In total, we had to remove the engine again three times. I was particularly worried when the engine suddenly stopped after an initial start and nothing more than a “clack” came out, when we tried to restart it. At first I feared that the engine had seized up. In the end it was a very minor defect, with the culprit not even being worth 25 cents. But nevertheless, that issue alone set us back a week. Another time, the oil tank ran dry and the engine was full of oil for no apparent reason. But in the end, our expertise in engine building allowed us to fix all the technical problems. The engine now runs like clockwork.

That sounds like a very educational project. Were there places where you gave the Porsche 993 GT2 upgrades?

We certainly learned a lot in the process. I’ll give you an example from the brakes. The customer really wanted yellow brake calipers to match the interior accents. To achieve this, the calipers were powder-coated. This is a very important process, because if the work is not done cleanly here, you have a problem later on: the brake fluid can crystallize in the caliper, causing it to crack. The adaptation of the ABS control unit is also a science in itself, for which we had to call on external help.

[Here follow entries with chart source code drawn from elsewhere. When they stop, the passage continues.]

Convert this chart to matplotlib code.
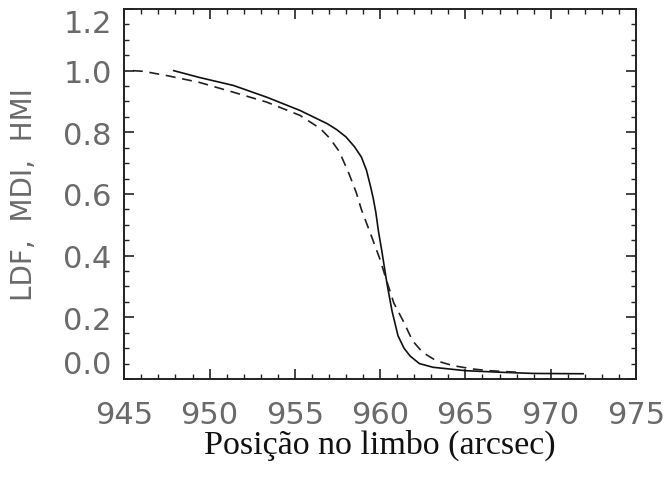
import numpy as np
import matplotlib.pyplot as plt
from matplotlib.ticker import MultipleLocator

# Solid curve
solid_x = [947.9, 949.4, 951.4, 953.35, 955.3, 956.9, 957.45, 958.0, 958.5, 958.9,
           959.2, 959.44, 959.6, 959.75, 959.9, 960.1, 960.4, 960.7, 961.05, 961.4,
           961.75, 962.3, 963.1, 965.0, 967.0, 969.0, 971.9]
solid_y = [1.0, 0.978, 0.952, 0.914, 0.871, 0.828, 0.809, 0.785, 0.753, 0.72,
           0.677, 0.624, 0.585, 0.54, 0.48, 0.415, 0.31, 0.22, 0.14, 0.10,
           0.075, 0.05, 0.038, 0.027, 0.022, 0.018, 0.017]

# Dashed curve
dash_x = [945.5, 946.1, 947.5, 949.4, 951.4, 953.35, 955.3, 956.5, 957.06, 957.6,
          958.13, 958.6, 958.9, 959.5, 960.0, 960.3, 960.8, 961.4, 961.9, 962.5,
          963.3, 964.3, 965.5, 966.4, 968.0]
dash_y = [1.0, 0.998, 0.984, 0.962, 0.930, 0.898, 0.855, 0.812, 0.78, 0.738,
          0.672, 0.605, 0.55, 0.462, 0.387, 0.333, 0.247, 0.183, 0.124, 0.086,
          0.059, 0.043, 0.032, 0.027, 0.022]

x_ticks = [945, 950, 955, 960, 965, 970, 975]
y_ticks = [0.0, 0.2, 0.4, 0.6, 0.8, 1.0, 1.2]

fig = plt.figure(figsize=(6.66, 4.85), dpi=100)
ax = fig.add_axes([0.1866, 0.2165, 0.7683, 0.7629])

ax.plot(solid_x, solid_y, color='#111111', lw=1.2)
ax.plot(dash_x, dash_y, color='#222222', lw=1.2, dashes=(6, 4))

ax.set_xlim(945, 975)
ax.set_ylim(0, 1.2)
ax.set_xticks(x_ticks)
ax.set_yticks(y_ticks)
ax.set_yticklabels(['%.1f' % v for v in y_ticks])
ax.xaxis.set_minor_locator(MultipleLocator(1))
ax.yaxis.set_minor_locator(MultipleLocator(0.05))

ax.tick_params(which='both', direction='in', top=True, right=True, colors='#222222')
ax.tick_params(which='major', length=7, width=1.2)
ax.tick_params(which='minor', length=3.5, width=1.0)
ax.tick_params(axis='x', which='major', labelsize=22, labelcolor='#6a6a6a', pad=15)
ax.tick_params(axis='y', which='major', labelsize=22, labelcolor='#6a6a6a', pad=9)

for s in ax.spines.values():
    s.set_linewidth(1.4)
    s.set_color('#222222')

# IDL style: end labels sit inside the range
ylabels = ax.get_yticklabels()
ylabels[0].set_va('bottom')
ylabels[-1].set_va('top')

ax.set_ylabel('LDF,  MDI,  HMI', fontsize=20, color='#6a6a6a', labelpad=18)
ax.set_xlabel('Posição no limbo (arcsec)', fontsize=24.5, family='Liberation Serif',
              color='#111111', labelpad=0)

plt.savefig('out.png', dpi=100)
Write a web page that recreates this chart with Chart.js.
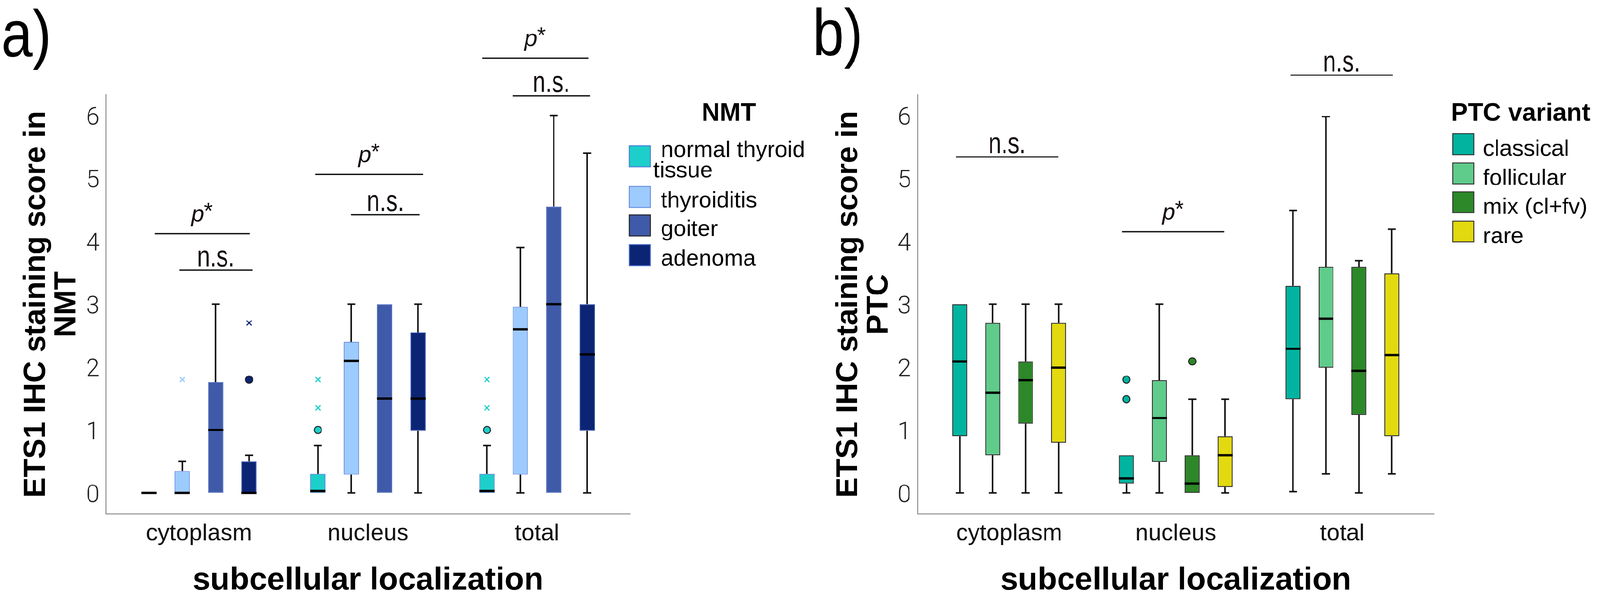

Technically, we only made changes in a few places. While we completely overhauled the engine using only original parts, the suspension received a functional adaptation. In cooperation with Bilstein, we developed and built original-specification dampers whose rebound can now be adjusted from below. With the original parts, this was only possible from above. Of course, this makes setup changes a lot easier.

How long did the project take in total? And what was the owner’s initial reaction to his finished GT2?

We started in August 2020, so the whole process took a little over two years. Like probably most other companies, we had to deal with delivery problems. Our customer and client is very emotional about this car. But when I sent him the first pictures of the finished car, he was at a loss for words, honestly. He didn’t get much more than a thumbs up out of it at first.